The next day we began Orientation, and that’s what I’m in the midst of right now. I’m finding the Orientation sessions incredibly useful because they’re giving me concrete things for my classroom in the fall. Plus, we end at 3 pm every day so I can actually come back to my apartment and hang out with Scott and organize my life. But more about Orientation later.
Now, I want to talk about what I learned at Institute. Like I said, I haven’t had time to organize this in my head really, but I think I can just write it all down here and that might give you some sense of what Institute was really like.
I have infinitely more patience than I ever thought I did.
I am infinitely stronger than I thought I was.
I can actually function on 5 hours of sleep (but not for long, and it is really awful).
I will never eat another turkey sandwich as long as I live.
I could never live in southern California.
Since I’m living in California, I am glad it is in the Bay Area. It’s truly beautiful here.
I need to be a real hard ass on the first day of school.
I need to plan EVERY SINGLE SECOND of my day, or the kids will break down my plans in half a second.
I need to have time to myself.
I need to have something that reminds me of why I’m here (at KIPP they call it mental Gatorade).
And finally, I learned that I can be a good teacher, and I can make gains with my students. It certainly won’t be easy, but I can do it.
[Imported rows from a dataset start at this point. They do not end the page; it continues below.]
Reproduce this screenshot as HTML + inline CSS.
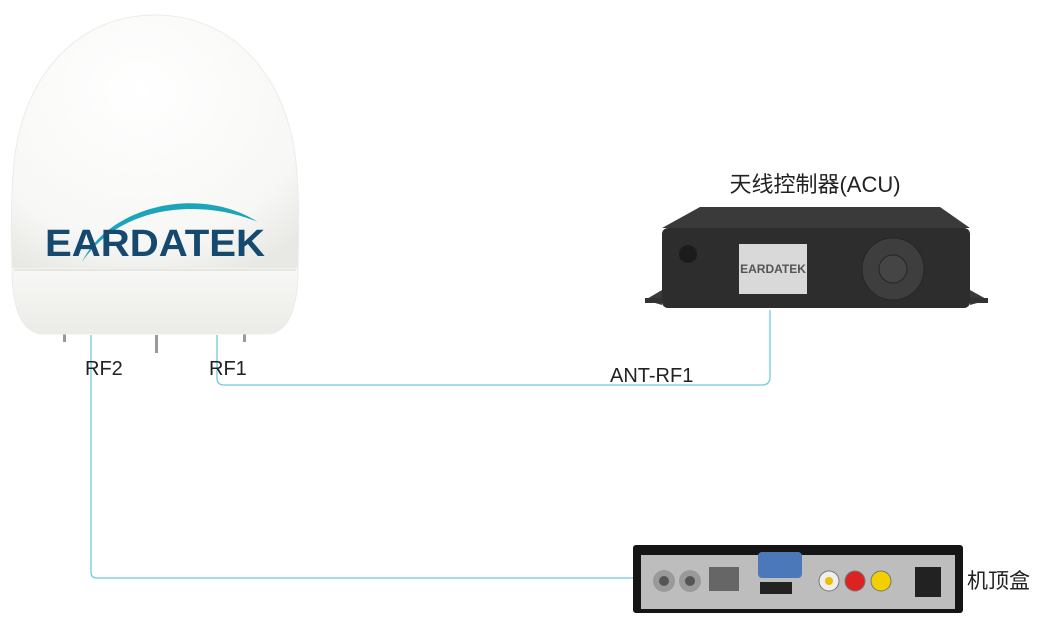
<!DOCTYPE html>
<html><head><meta charset="utf-8"><style>
html,body{margin:0;padding:0;background:#fff;}
svg{display:block}
text{font-family:"Liberation Sans","Noto Sans CJK SC",sans-serif;}
</style></head><body>
<svg width="1062" height="638" viewBox="0 0 1062 638" xmlns="http://www.w3.org/2000/svg">
<defs>
<radialGradient id="dome" cx="0.45" cy="0.3" r="0.8">
<stop offset="0" stop-color="#ffffff"/><stop offset="0.75" stop-color="#f7f7f5"/><stop offset="1" stop-color="#e8e8e5"/>
</radialGradient>
<linearGradient id="base" x1="0" y1="0" x2="0" y2="1">
<stop offset="0" stop-color="#f8f8f6"/><stop offset="1" stop-color="#ebebe8"/>
</linearGradient>
</defs>
<g fill="none" stroke="#6fcbdc" stroke-width="1.3">
<path d="M91 335 V572 Q91 578 97 578 H640"/>
<path d="M217 335 V378 Q217 385 224 385 H762 Q770 385 770 377 V310"/>
</g>
<g fill="#9a9a9a"><rect x="63" y="330" width="3" height="12"/><rect x="155" y="335" width="3" height="18"/><rect x="243" y="330" width="3" height="12"/></g>
<path d="M12 268 C11 230 11 200 13 175 C18 80 75 15 155 15 C235 15 292 80 297 175 C299 200 299 230 298 268 Z" fill="url(#dome)" stroke="#ececea" stroke-width="1"/>
<path d="M12 268 H298 C298 300 292 330 270 334 H40 C18 330 12 300 12 268 Z" fill="url(#base)" stroke="#ececea" stroke-width="1"/>
<line x1="14" y1="270" x2="296" y2="270" stroke="#d8d4cc" stroke-width="1"/>
<path d="M82 262 C110 205 200 185 258 222 C200 198 120 205 82 262 Z" fill="#1aa5ba"/>
<text x="155" y="256" text-anchor="middle" font-size="38" font-weight="bold" fill="#15496f" textLength="220" lengthAdjust="spacingAndGlyphs">EARDATEK</text>
<text x="85" y="375" font-size="20" fill="#222">RF2</text>
<text x="209" y="375" font-size="20" fill="#222">RF1</text>
<text x="610" y="382" font-size="20" fill="#222">ANT-RF1</text>
<text x="815" y="192" text-anchor="middle" font-size="22" fill="#222">天线控制器(ACU)</text>
<text x="967" y="588" font-size="21" fill="#222">机顶盒</text>
<path d="M645 300 L662 290 L662 305 Z M988 300 L970 290 L970 305 Z" fill="#3a3a3a"/>
<path d="M645 298 H988 V303 H645Z" fill="#333"/>
<path d="M700 207 H940 L970 228 H662 Z" fill="#3a3a3a"/>
<rect x="662" y="228" width="308" height="80" rx="6" fill="#2d2d2d"/>
<circle cx="688" cy="254" r="9" fill="#1c1c1c"/>
<rect x="739" y="244" width="68" height="50" fill="#d9d9d9"/>
<text x="773" y="273" text-anchor="middle" font-size="12" font-weight="bold" fill="#555">EARDATEK</text>
<circle cx="893" cy="269" r="31" fill="#3e3e3e" stroke="#262626"/>
<circle cx="893" cy="269" r="14" fill="#454545" stroke="#262626"/>
<rect x="633" y="545" width="330" height="68" rx="3" fill="#151515"/>
<rect x="641" y="555" width="314" height="54" fill="#bdbdbd"/>
<rect x="758" y="552" width="44" height="26" rx="4" fill="#4b78b8"/>
<circle cx="664" cy="581" r="11" fill="#9a9a9a"/><circle cx="664" cy="581" r="5" fill="#555"/>
<circle cx="690" cy="581" r="11" fill="#9a9a9a"/><circle cx="690" cy="581" r="5" fill="#555"/>
<rect x="709" y="567" width="30" height="24" fill="#666"/>
<rect x="760" y="582" width="32" height="12" fill="#222"/>
<circle cx="829" cy="581" r="10" fill="#eee" stroke="#777"/><circle cx="829" cy="581" r="4" fill="#e8c000"/>
<circle cx="855" cy="581" r="10" fill="#dd2222" stroke="#777"/>
<circle cx="881" cy="581" r="10" fill="#f2d000" stroke="#777"/>
<rect x="915" y="567" width="26" height="30" fill="#222"/>
</svg>
</body></html>
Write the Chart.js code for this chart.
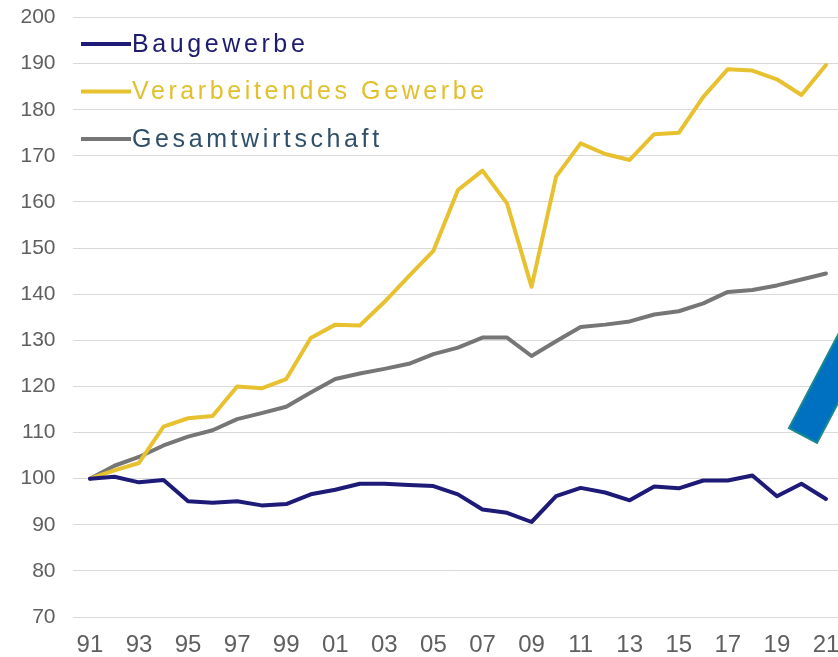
<!DOCTYPE html>
<html>
<head>
<meta charset="utf-8">
<script src="https://cdn.jsdelivr.net/npm/chart.js@4"></script>
<style>
  html, body { margin: 0; padding: 0; background: #fff; }
  #wrap { width: 838px; height: 657px; position: relative; }
</style>
</head>
<body>
<div id="wrap"><canvas id="graphCanvas"></canvas></div>
<script>
// Index 1991 = 100
const years = [1991, 1992, 1993, 1994, 1995, 1996, 1997, 1998, 1999, 2000,
  2001, 2002, 2003, 2004, 2005, 2006, 2007, 2008, 2009, 2010,
  2011, 2012, 2013, 2014, 2015, 2016, 2017, 2018, 2019, 2020, 2021];
const tickYears = [1991, 1993, 1995, 1997, 1999, 2001, 2003, 2005,
  2007, 2009, 2011, 2013, 2015, 2017, 2019, 2021];
const tickLabels = ["91", "93", "95", "97", "99", "01", "03", "05",
  "07", "09", "11", "13", "15", "17", "19", "21"];

const baugewerbe = [100, 100.4, 99.2, 99.7, 95.1, 94.8, 95.1, 94.2, 94.5, 96.6,
  97.6, 98.9, 98.9, 98.6, 98.4, 96.6, 93.3, 92.6, 90.6, 96.2,
  98.0, 97.0, 95.3, 98.3, 97.9, 99.6, 99.6, 100.7, 96.2, 98.9, 95.6];
const verarbeitendes = [100, 101.8, 103.4, 111.3, 113.1, 113.6, 120.0, 119.6, 121.6, 130.5,
  133.4, 133.2, 138.3, 143.9, 149.4, 162.6, 166.8, 159.7, 141.6, 165.5,
  172.7, 170.4, 169.1, 174.7, 175.0, 182.8, 188.8, 188.5, 186.6, 183.2, 189.7];
const gesamt = [100, 102.8, 104.7, 107.2, 109.1, 110.5, 112.9, 114.2, 115.6, 118.7,
  121.6, 122.8, 123.8, 124.9, 127.0, 128.4, 130.6, 130.6, 126.6, 129.8,
  132.9, 133.4, 134.1, 135.6, 136.3, 138.0, 140.5, 140.9, 141.9, 143.2, 144.5];

const legendTextColors = ["#1f1c70", "#e3bf2c", "#2f4f6a"];

Chart.defaults.font.family = "'Liberation Sans', Arial, sans-serif";

function toPoints(values) {
  return values.map((v, i) => ({ x: years[i], y: v }));
}

// Legende (Linie direkt vor dem Text) und blauer Pfeil rechts
const overlay = {
  id: "overlay",
  afterDraw(chart) {
    const ctx = chart.ctx;
    ctx.save();
    ctx.beginPath();
    ctx.moveTo(789, 428);
    ctx.lineTo(817, 443);
    ctx.lineTo(877, 329);
    ctx.lineTo(849, 314);
    ctx.closePath();
    ctx.fillStyle = "#0070c0";
    ctx.fill();
    ctx.strokeStyle = "#1b8a8c";
    ctx.lineWidth = 2;
    ctx.stroke();

    ctx.font = "25px 'Liberation Sans', Arial, sans-serif";
    ctx.letterSpacing = "3.6px";
    ctx.textBaseline = "middle";
    chart.data.datasets.forEach((ds, i) => {
      const y = 44 + i * 47.5;
      ctx.strokeStyle = ds.borderColor;
      ctx.lineWidth = 4;
      ctx.beginPath();
      ctx.moveTo(81, y);
      ctx.lineTo(131, y);
      ctx.stroke();
      ctx.fillStyle = legendTextColors[i];
      ctx.fillText(ds.label, 132, y + 1);
    });
    ctx.restore();
  },
};

let ctx = document.getElementById("graphCanvas").getContext("2d");
let data = {
  datasets: [
    {
      label: "Baugewerbe",
      data: toPoints(baugewerbe),
      borderColor: "#1e1b78",
    },
    {
      label: "Verarbeitendes Gewerbe",
      data: toPoints(verarbeitendes),
      borderColor: "#e8c130",
    },
    {
      label: "Gesamtwirtschaft",
      data: toPoints(gesamt),
      borderColor: "#767676",
    },
  ],
};
let options = {
  animation: false,
  responsive: true,
  maintainAspectRatio: false,
  layout: { padding: { left: 20, top: 17.5, right: 0, bottom: 0 } },
  elements: {
    point: { radius: 0 },
    line: { tension: 0, borderWidth: 4, borderJoinStyle: "round", borderCapStyle: "round" },
  },
  scales: {
    x: {
      type: "linear",
      min: 1990.29,
      max: 2021.49,
      afterBuildTicks: (axis) => {
        axis.ticks = tickYears.map((v) => ({ value: v }));
      },
      afterFit: (axis) => {
        axis.paddingLeft = 0;
        axis.paddingRight = 0;
        axis.height = 40;
      },
      grid: { display: false, drawTicks: false },
      border: { display: false },
      ticks: {
        padding: 16.5,
        color: "#5f5f5f",
        autoSkip: false,
        maxRotation: 0,
        font: { size: 24, lineHeight: 1 },
        callback: (v) => tickLabels[tickYears.indexOf(v)],
      },
    },
    y: {
      min: 70,
      max: 200,
      afterFit: (axis) => {
        axis.paddingTop = 0;
        axis.paddingBottom = 0;
        axis.width = 52.5;
      },
      border: { display: false },
      grid: { color: "#d9d9d9", lineWidth: 1, drawTicks: false },
      ticks: {
        stepSize: 10,
        padding: 17,
        color: "#5f5f5f",
        font: { size: 21 },
      },
    },
  },
  plugins: {
    legend: { display: false },
    tooltip: { enabled: false },
  },
};
let graphChart = new Chart(ctx, {
  type: "line",
  data: data,
  options: options,
  plugins: [overlay],
});
</script>
</body>
</html>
I took a good look at myself in the mirror when I got back to the Bay. This is cliched, but I hardly recognize myself, after only 5 weeks. Besides the broken-out skin and the giant circles under my eyes, I feel completely different. I am no longer a senior at CU-Boulder and the President of the Delta Sigma Chapter of Phi Sigma Pi. Now I am Miss Bennett, second grade teacher. I’m an adult. I have to make decisions that impact other people’s lives. I didn’t expect that transformation to be this fast or this complete. But, I am content with myself and the life I lead.